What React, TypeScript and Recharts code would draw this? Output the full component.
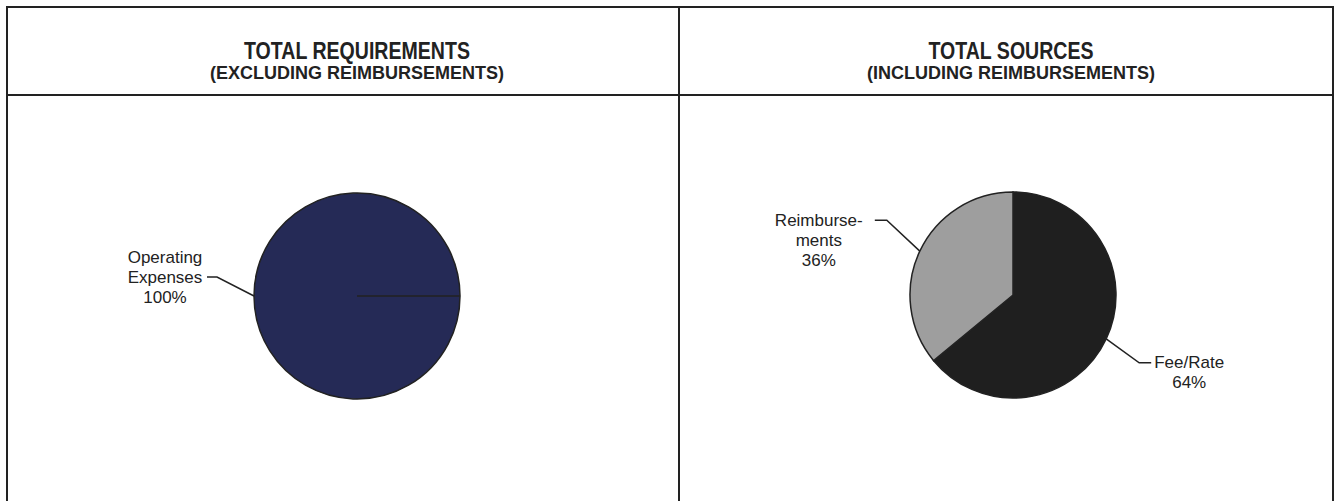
import { PieChart, Pie, Cell } from 'recharts';

// left panel: requirements
const requirementNames = ['Operating Expenses'];
const requirementValues = [100];
const requirementColors = ['#252a56'];

// right panel: sources
const sourceNames = ['Fee/Rate', 'Reimbursements'];
const sourceValues = [64, 36];
const sourceColors = ['#1f1f1f', '#9e9e9e'];

const requirementData = requirementNames.map((name, i) => ({ name, value: requirementValues[i] }));
const sourceData = sourceNames.map((name, i) => ({ name, value: sourceValues[i] }));

// leader line + text placement, relative to the slice edge point
const labelLayout: Record<string, { lines: string[]; dx: number; dy: number; tail: number; textDx: number; anchorLine: number }> = {
  'Operating Expenses': { lines: ['Operating', 'Expenses'], dx: -37, dy: -19, tail: -10, textDx: -42, anchorLine: 1 },
  Reimbursements: { lines: ['Reimburse-', 'ments'], dx: -33, dy: -31, tail: -12, textDx: -56, anchorLine: 0 },
  'Fee/Rate': { lines: ['Fee/Rate'], dx: 33, dy: 24, tail: 12, textDx: 38, anchorLine: 0 },
};

const RADIAN = Math.PI / 180;
const FONT = '"Liberation Sans", Arial, sans-serif';
const INK = '#222';

function renderLabel(props: any) {
  const { cx, cy, midAngle, outerRadius, name, percent } = props;
  const cfg = labelLayout[name];
  if (!cfg) return null;
  const ex = cx + outerRadius * Math.cos(-midAngle * RADIAN);
  const ey = cy + outerRadius * Math.sin(-midAngle * RADIAN);
  const bx = ex + cfg.dx;
  const by = ey + cfg.dy;
  const tx = bx + cfg.tail;
  const lines = [...cfg.lines, `${Math.round(percent * 100)}%`];
  return (
    <g>
      <polyline points={`${ex},${ey} ${bx},${by} ${tx},${by}`} fill="none" stroke={INK} strokeWidth={1.5} />
      {lines.map((t, i) => (
        <text
          key={i}
          x={tx + cfg.textDx}
          y={by + (i - cfg.anchorLine) * 20}
          textAnchor="middle"
          dominantBaseline="central"
          fontFamily={FONT}
          fontSize={17}
          fill={INK}
        >
          {t}
        </text>
      ))}
    </g>
  );
}

const line = (style: React.CSSProperties) => (
  <div style={{ position: 'absolute', background: INK, ...style }} />
);

function Title({ cx, title, sub }: { cx: number; title: string; sub: string }) {
  return (
    <div style={{ position: 'absolute', left: cx - 250, top: 39, width: 500, textAlign: 'center', fontFamily: FONT, fontWeight: 'bold', color: INK }}>
      <div style={{ fontSize: 23, lineHeight: '25px', transform: 'scaleX(0.85)' }}>{title}</div>
      <div style={{ fontSize: 18, lineHeight: '19px' }}>{sub}</div>
    </div>
  );
}

export default function App() {
  return (
    <div style={{ position: 'absolute', left: 0, top: 0, width: 1340, height: 501, background: '#fff', overflow: 'hidden' }}>
      <PieChart width={1340} height={501} margin={{ top: 0, right: 0, bottom: 0, left: 0 }} style={{ position: 'absolute', left: 0, top: 0 }}>
        <Pie
          data={requirementData}
          dataKey="value"
          nameKey="name"
          cx={357}
          cy={296}
          outerRadius={103}
          startAngle={0}
          endAngle={360}
          stroke={INK}
          strokeWidth={1.5}
          label={renderLabel}
          labelLine={false}
          isAnimationActive={false}
        >
          {requirementData.map((d, i) => <Cell key={d.name} fill={requirementColors[i]} />)}
        </Pie>
        <Pie
          data={sourceData}
          dataKey="value"
          nameKey="name"
          cx={1013}
          cy={295}
          outerRadius={103}
          startAngle={90}
          endAngle={-270}
          stroke={INK}
          strokeWidth={1.5}
          label={renderLabel}
          labelLine={false}
          isAnimationActive={false}
        >
          {sourceData.map((d, i) => <Cell key={d.name} fill={sourceColors[i]} />)}
        </Pie>
      </PieChart>

      {line({ left: 6, top: 6, width: 1328, height: 2 })}
      {line({ left: 6, top: 94, width: 1328, height: 2 })}
      {line({ left: 6, top: 6, width: 2, height: 495 })}
      {line({ left: 678, top: 6, width: 2, height: 495 })}
      {line({ left: 1332, top: 6, width: 2, height: 495 })}

      <Title cx={357} title="TOTAL REQUIREMENTS" sub="(EXCLUDING REIMBURSEMENTS)" />
      <Title cx={1011} title="TOTAL SOURCES" sub="(INCLUDING REIMBURSEMENTS)" />
    </div>
  );
}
◆ ◆ ◆
§ **Task description**
Your task is to repeat the material above exactly, without its pictures.

§ **Full output**
What React, TypeScript and Recharts code would draw this? Output the full component.
import { PieChart, Pie, Cell } from 'recharts';

// left panel: requirements
const requirementNames = ['Operating Expenses'];
const requirementValues = [100];
const requirementColors = ['#252a56'];

// right panel: sources
const sourceNames = ['Fee/Rate', 'Reimbursements'];
const sourceValues = [64, 36];
const sourceColors = ['#1f1f1f', '#9e9e9e'];

const requirementData = requirementNames.map((name, i) => ({ name, value: requirementValues[i] }));
const sourceData = sourceNames.map((name, i) => ({ name, value: sourceValues[i] }));

// leader line + text placement, relative to the slice edge point
const labelLayout: Record<string, { lines: string[]; dx: number; dy: number; tail: number; textDx: number; anchorLine: number }> = {
  'Operating Expenses': { lines: ['Operating', 'Expenses'], dx: -37, dy: -19, tail: -10, textDx: -42, anchorLine: 1 },
  Reimbursements: { lines: ['Reimburse-', 'ments'], dx: -33, dy: -31, tail: -12, textDx: -56, anchorLine: 0 },
  'Fee/Rate': { lines: ['Fee/Rate'], dx: 33, dy: 24, tail: 12, textDx: 38, anchorLine: 0 },
};

const RADIAN = Math.PI / 180;
const FONT = '"Liberation Sans", Arial, sans-serif';
const INK = '#222';

function renderLabel(props: any) {
  const { cx, cy, midAngle, outerRadius, name, percent } = props;
  const cfg = labelLayout[name];
  if (!cfg) return null;
  const ex = cx + outerRadius * Math.cos(-midAngle * RADIAN);
  const ey = cy + outerRadius * Math.sin(-midAngle * RADIAN);
  const bx = ex + cfg.dx;
  const by = ey + cfg.dy;
  const tx = bx + cfg.tail;
  const lines = [...cfg.lines, `${Math.round(percent * 100)}%`];
  return (
    <g>
      <polyline points={`${ex},${ey} ${bx},${by} ${tx},${by}`} fill="none" stroke={INK} strokeWidth={1.5} />
      {lines.map((t, i) => (
        <text
          key={i}
          x={tx + cfg.textDx}
          y={by + (i - cfg.anchorLine) * 20}
          textAnchor="middle"
          dominantBaseline="central"
          fontFamily={FONT}
          fontSize={17}
          fill={INK}
        >
          {t}
        </text>
      ))}
    </g>
  );
}

const line = (style: React.CSSProperties) => (
  <div style={{ position: 'absolute', background: INK, ...style }} />
);

function Title({ cx, title, sub }: { cx: number; title: string; sub: string }) {
  return (
    <div style={{ position: 'absolute', left: cx - 250, top: 39, width: 500, textAlign: 'center', fontFamily: FONT, fontWeight: 'bold', color: INK }}>
      <div style={{ fontSize: 23, lineHeight: '25px', transform: 'scaleX(0.85)' }}>{title}</div>
      <div style={{ fontSize: 18, lineHeight: '19px' }}>{sub}</div>
    </div>
  );
}

export default function App() {
  return (
    <div style={{ position: 'absolute', left: 0, top: 0, width: 1340, height: 501, background: '#fff', overflow: 'hidden' }}>
      <PieChart width={1340} height={501} margin={{ top: 0, right: 0, bottom: 0, left: 0 }} style={{ position: 'absolute', left: 0, top: 0 }}>
        <Pie
          data={requirementData}
          dataKey="value"
          nameKey="name"
          cx={357}
          cy={296}
          outerRadius={103}
          startAngle={0}
          endAngle={360}
          stroke={INK}
          strokeWidth={1.5}
          label={renderLabel}
          labelLine={false}
          isAnimationActive={false}
        >
          {requirementData.map((d, i) => <Cell key={d.name} fill={requirementColors[i]} />)}
        </Pie>
        <Pie
          data={sourceData}
          dataKey="value"
          nameKey="name"
          cx={1013}
          cy={295}
          outerRadius={103}
          startAngle={90}
          endAngle={-270}
          stroke={INK}
          strokeWidth={1.5}
          label={renderLabel}
          labelLine={false}
          isAnimationActive={false}
        >
          {sourceData.map((d, i) => <Cell key={d.name} fill={sourceColors[i]} />)}
        </Pie>
      </PieChart>

      {line({ left: 6, top: 6, width: 1328, height: 2 })}
      {line({ left: 6, top: 94, width: 1328, height: 2 })}
      {line({ left: 6, top: 6, width: 2, height: 495 })}
      {line({ left: 678, top: 6, width: 2, height: 495 })}
      {line({ left: 1332, top: 6, width: 2, height: 495 })}

      <Title cx={357} title="TOTAL REQUIREMENTS" sub="(EXCLUDING REIMBURSEMENTS)" />
      <Title cx={1011} title="TOTAL SOURCES" sub="(INCLUDING REIMBURSEMENTS)" />
    </div>
  );
}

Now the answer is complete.